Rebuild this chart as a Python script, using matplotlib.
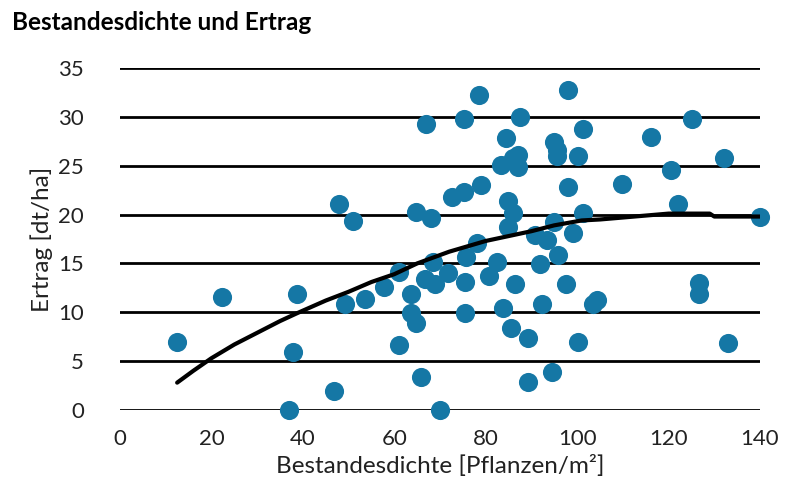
import matplotlib.pyplot as plt

# Messwerte: Bestandesdichte [Pflanzen/m²] und Ertrag [dt/ha]
dichte = [12.5, 22.3, 37.0, 37.9, 38.7, 46.8, 47.8, 49.3, 51.0, 53.6,
          57.8, 61.0, 61.0, 63.7, 63.7, 64.8, 64.8, 65.8, 66.7, 66.9,
          68.0, 68.5, 68.9, 70.0, 71.8, 72.6, 75.2, 75.3, 75.7, 75.5,
          75.5, 78.1, 78.5, 79.0, 80.7, 82.5, 83.4, 83.8, 84.4, 84.9,
          84.9, 85.5, 86.0, 86.0, 86.4, 87.1, 87.1, 87.5, 89.2, 89.2,
          90.8, 91.8, 92.3, 93.4, 94.5, 95.0, 95.0, 95.6, 95.6, 95.8,
          97.6, 98.0, 98.0, 99.1, 100.2, 100.2, 101.3, 101.3, 103.5, 104.3,
          109.8, 116.2, 120.5, 122.0, 125.1, 126.7, 126.7, 132.1, 133.0, 140.0]
ertrag = [7.0, 11.6, 0.0, 5.9, 11.9, 1.9, 21.1, 10.9, 19.3, 11.4,
          12.6, 14.1, 6.7, 11.9, 9.9, 8.9, 20.3, 3.4, 13.4, 29.3,
          19.6, 15.1, 12.9, 0.0, 14.0, 21.8, 29.8, 22.3, 15.7, 13.1,
          9.9, 17.1, 32.2, 23.0, 13.7, 15.1, 25.1, 10.4, 27.8, 21.4,
          18.7, 8.4, 25.8, 20.2, 12.9, 26.1, 24.9, 30.0, 7.4, 2.9,
          17.9, 14.9, 10.9, 17.4, 3.9, 27.4, 19.2, 26.6, 26.0, 15.9,
          12.9, 32.8, 22.8, 18.1, 26.0, 7.0, 28.8, 20.2, 10.9, 11.3,
          23.1, 27.9, 24.6, 21.1, 29.8, 13.0, 11.9, 25.8, 6.9, 19.8]

# Trendlinie
trend_x = [12.5, 16, 20, 25, 30, 35, 38.7, 45, 50, 55, 60, 65, 72, 80,
           85, 90, 95, 101, 105, 110, 115, 120, 129, 130, 140]
trend_y = [2.8, 4.0, 5.3, 6.7, 7.9, 9.1, 9.9, 11.2, 12.1, 13.1, 13.9, 15.0, 16.2, 17.3,
           17.8, 18.3, 18.9, 19.4, 19.5, 19.7, 19.9, 20.1, 20.1, 19.8, 19.8]

plt.rcParams["font.family"] = ["Lato", "DejaVu Sans"]

fig = plt.figure(figsize=(8, 4.95), dpi=100)
ax = fig.add_axes([0.15, 0.1717, 0.80, 0.6909])

ax.scatter(dichte, ertrag, s=190, color="#1577a5", zorder=3, clip_on=False, linewidths=0)
ax.plot(trend_x, trend_y, color="black", lw=3, zorder=4, solid_capstyle="round",
        solid_joinstyle="round")

ax.set_xlim(0, 140)
ax.set_ylim(0, 35)
ax.set_xticks(range(0, 141, 20))
ax.set_yticks(range(0, 36, 5))
ax.yaxis.grid(True, color="black", lw=2)
ax.set_axisbelow(True)
for s in ax.spines.values():
    s.set_visible(False)
ax.tick_params(axis="both", length=0, labelsize=16, colors="#222222")
ax.tick_params(axis="y", pad=26)
ax.tick_params(axis="x", pad=14)

ax.set_xlabel("Bestandesdichte [Pflanzen/m²]", fontsize=17.5, color="#222222", labelpad=4)
ax.set_ylabel("Ertrag [dt/ha]", fontsize=17.5, color="#222222", labelpad=4)
fig.text(0.015, 0.955, "Bestandesdichte und Ertrag", fontsize=17.5, fontweight="bold",
         va="center", ha="left")

fig.savefig("out.png", dpi=100)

+ + + + + + +

### What is being asked
Write down every line from the opening of the listing to the line with "import matplotlib.pyplot as plt", both included, and nothing else; the pictures are omitted.

### Written solution
Rebuild this chart as a Python script, using matplotlib.
import matplotlib.pyplot as plt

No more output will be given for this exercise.